Wie das ausgeht, wird sich erst noch zeigen. "Die Markenartikler glauben, sie kommen mit den Preiserhöhungen durch. Die Händler glauben es nicht. Das Ergebnis des Streits wird sich im Markt, an den Konsumentenreaktionen zeigen. Im Moment sieht es eher so aus, als hätten die Händler recht", sagt der Handelsexperte. Das laufe darauf hinaus, dass die Hersteller der Markenartikel preislich nachgeben müssten.
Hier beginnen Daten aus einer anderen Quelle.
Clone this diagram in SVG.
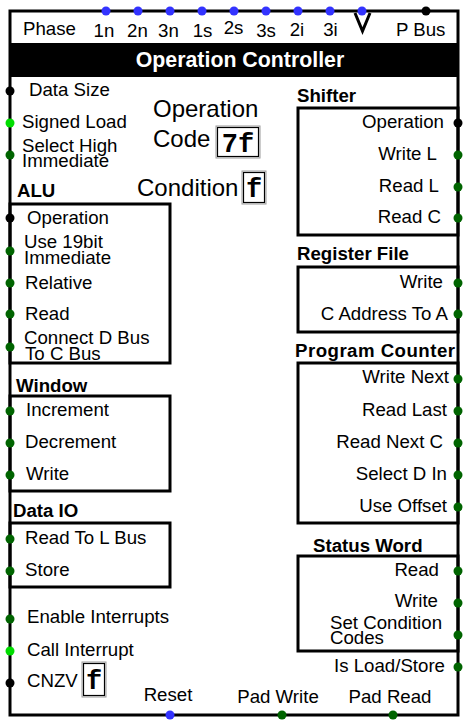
<svg xmlns="http://www.w3.org/2000/svg" width="470" height="727" viewBox="0 0 470 727">
<style>
text{font-family:"Liberation Sans",Arial,sans-serif;font-size:18.67px;fill:#000}
.b{font-weight:bold}
.e{text-anchor:end}
.m{text-anchor:middle}
.big{font-size:24px}
.mono{font-family:"Liberation Mono","Courier New",monospace;font-weight:bold;font-size:27px;text-anchor:middle}
.box{fill:none;stroke:#000;stroke-width:3}
.dk{fill:#006400}
.lt{fill:#00dd00}
.bk{fill:#000}
.bl{fill:#3333ff}
.disp{fill:#fff;stroke:#000;stroke-width:1.2}
.dispo{fill:none;stroke:#999;stroke-width:1}
</style>
<rect width="470" height="727" fill="#fff"/>
<g id="operation-controller">
<path class="box" d="M10,11 H458 V715 H10 Z"/>
<rect x="10" y="43" width="448" height="34" fill="#000"/>
<text class="b m" x="240" y="67" style="fill:#fff;font-size:21.33px">Operation Controller</text>
<text x="23" y="35">Phase</text>
<text class="m" x="104" y="37">1n</text>
<text class="m" x="137.5" y="37">2n</text>
<text class="m" x="168.5" y="37">3n</text>
<text class="m" x="202.5" y="37">1s</text>
<text class="m" x="233.5" y="34">2s</text>
<text class="m" x="266" y="37">3s</text>
<text class="m" x="297" y="36">2i</text>
<text class="m" x="330.5" y="36">3i</text>
<polyline points="355,13 362.5,31 370,13" fill="none" stroke="#000" stroke-width="3"/>
<text x="396" y="36">P Bus</text>
<text x="29" y="96">Data Size</text>
<text x="22" y="128">Signed Load</text>
<text x="22" y="152">Select High<tspan x="22" dy="14.5">Immediate</tspan></text>
<text x="27" y="623">Enable Interrupts</text>
<text x="27" y="656">Call Interrupt</text>
<text x="27" y="687">CNZV</text>
<text class="m" x="168" y="701">Reset</text>
<text class="m" x="278" y="703">Pad Write</text>
<text class="m" x="390" y="703">Pad Read</text>
<text class="e" x="445" y="672">Is Load/Store</text>
</g>
<g id="opcode-display">
<text class="big" x="153" y="117">Operation</text>
<text class="big" x="153" y="147">Code</text>
<rect class="dispo" x="216" y="126" width="44" height="32"/>
<rect class="disp" x="217.5" y="127.5" width="41" height="29"/>
<text class="mono" x="238" y="152">7f</text>
</g>
<g id="condition-display">
<text class="big" x="137" y="196">Condition</text>
<rect class="dispo" x="242" y="171" width="24" height="33"/>
<rect class="disp" x="243.5" y="172.5" width="21" height="30"/>
<text class="mono" x="254" y="197">f</text>
</g>
<g id="cnzv-display">
<rect class="dispo" x="82" y="662" width="24" height="35"/>
<rect class="disp" x="83.5" y="663.5" width="21" height="32"/>
<text class="mono" x="94" y="689">f</text>
</g>
<g id="alu">
<text class="b" x="17" y="197">ALU</text>
<rect class="box" x="10" y="204" width="160" height="159"/>
<text x="27" y="224">Operation</text>
<text x="24" y="248">Use 19bit<tspan x="24" dy="15.5">Immediate</tspan></text>
<text x="25" y="289">Relative</text>
<text x="25" y="320">Read</text>
<text x="24" y="344">Connect D Bus<tspan x="25" dy="15.5">To C Bus</tspan></text>
</g>
<g id="window">
<text class="b" x="16" y="392">Window</text>
<rect class="box" x="10" y="396" width="160" height="95"/>
<text x="26" y="416">Increment</text>
<text x="25" y="448">Decrement</text>
<text x="26" y="480">Write</text>
</g>
<g id="data-io">
<text class="b" x="13" y="517">Data IO</text>
<rect class="box" x="10" y="523" width="160" height="64"/>
<text x="25" y="544">Read To L Bus</text>
<text x="25" y="576">Store</text>
</g>
<g id="shifter">
<text class="b" x="297" y="102">Shifter</text>
<rect class="box" x="298" y="108" width="160" height="127"/>
<text class="e" x="444" y="128">Operation</text>
<text class="e" x="437" y="160">Write L</text>
<text class="e" x="439" y="192">Read L</text>
<text class="e" x="441" y="223">Read C</text>
</g>
<g id="register-file">
<text class="b" x="297" y="260">Register File</text>
<rect class="box" x="298" y="267" width="160" height="65"/>
<text class="e" x="443" y="288">Write</text>
<text class="e" x="448" y="320">C Address To A</text>
</g>
<g id="program-counter">
<text class="b" x="295" y="357" textLength="160">Program Counter</text>
<rect class="box" x="298" y="363" width="160" height="160"/>
<text class="e" x="449" y="383">Write Next</text>
<text class="e" x="447" y="416">Read Last</text>
<text class="e" x="443" y="448">Read Next C</text>
<text class="e" x="447" y="480">Select D In</text>
<text class="e" x="447" y="512">Use Offset</text>
</g>
<g id="status-word">
<text class="b" x="313" y="552">Status Word</text>
<rect class="box" x="298" y="556" width="160" height="95"/>
<text class="e" x="439" y="576">Read</text>
<text class="e" x="438" y="607">Write</text>
<text x="330" y="629">Set Condition<tspan x="330" dy="15">Codes</tspan></text>
</g>
<g id="connectors">
<g class="bl">
<circle cx="106" cy="11" r="4.5"/><circle cx="138" cy="11" r="4.5"/><circle cx="170" cy="11" r="4.5"/>
<circle cx="202" cy="11" r="4.5"/><circle cx="234" cy="11" r="4.5"/><circle cx="266" cy="11" r="4.5"/>
<circle cx="298" cy="11" r="4.5"/><circle cx="330" cy="11" r="4.5"/><circle cx="362" cy="11" r="4.5"/>
<circle cx="170" cy="715" r="4.5"/>
</g>
<g class="bk">
<circle cx="426" cy="11" r="4.5"/>
<circle cx="10" cy="91" r="4.5"/><circle cx="10" cy="218" r="4.5"/><circle cx="10" cy="683" r="4.5"/>
<circle cx="458" cy="123" r="4.5"/>
</g>
<g class="lt">
<circle cx="10" cy="123" r="4.5"/><circle cx="10" cy="651" r="4.5"/>
</g>
<g class="dk">
<circle cx="10" cy="155" r="4.5"/><circle cx="10" cy="251" r="4.5"/><circle cx="10" cy="283" r="4.5"/>
<circle cx="10" cy="314" r="4.5"/><circle cx="10" cy="347" r="4.5"/><circle cx="10" cy="411" r="4.5"/>
<circle cx="10" cy="443" r="4.5"/><circle cx="10" cy="475" r="4.5"/><circle cx="10" cy="539" r="4.5"/>
<circle cx="10" cy="571" r="4.5"/><circle cx="10" cy="619" r="4.5"/>
<circle cx="458" cy="155" r="4.5"/><circle cx="458" cy="187" r="4.5"/><circle cx="458" cy="218" r="4.5"/>
<circle cx="458" cy="283" r="4.5"/><circle cx="458" cy="314" r="4.5"/><circle cx="458" cy="379" r="4.5"/>
<circle cx="458" cy="411" r="4.5"/><circle cx="458" cy="443" r="4.5"/><circle cx="458" cy="475" r="4.5"/>
<circle cx="458" cy="507" r="4.5"/><circle cx="458" cy="571" r="4.5"/><circle cx="458" cy="603" r="4.5"/>
<circle cx="458" cy="635" r="4.5"/><circle cx="458" cy="667" r="4.5"/>
<circle cx="282" cy="715" r="4.5"/><circle cx="393" cy="715" r="4.5"/>
</g>
</g>
</svg>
Schließlich sei es auch im Interesse der Markenkonzerne, ihre Produkte weiter in Deutschland verkaufen zu können. Seine Prognose: "Langfristig werden die Preise runtergehen müssen, weil es weder im Interesse der Händler noch der Hersteller ist, dass der Preisabstand zwischen dem Eigenmarkt und den Markenartikeln zu groß wird."

Werden Barilla-Nudeln, Pringles-Chips und Coca-Cola-Dosen also bald so billig wie in Frankreich, England und Spanien? Laut Roeb kommt das auch auf die Verbraucherinnen und Verbraucher an. "Solange Kunden bereit sind, mehr zu bezahlen, gibt es keinen Anlass, Preise zu senken. Aber diese Bereitschaft scheint nicht mehr in der Form gegeben zu sein."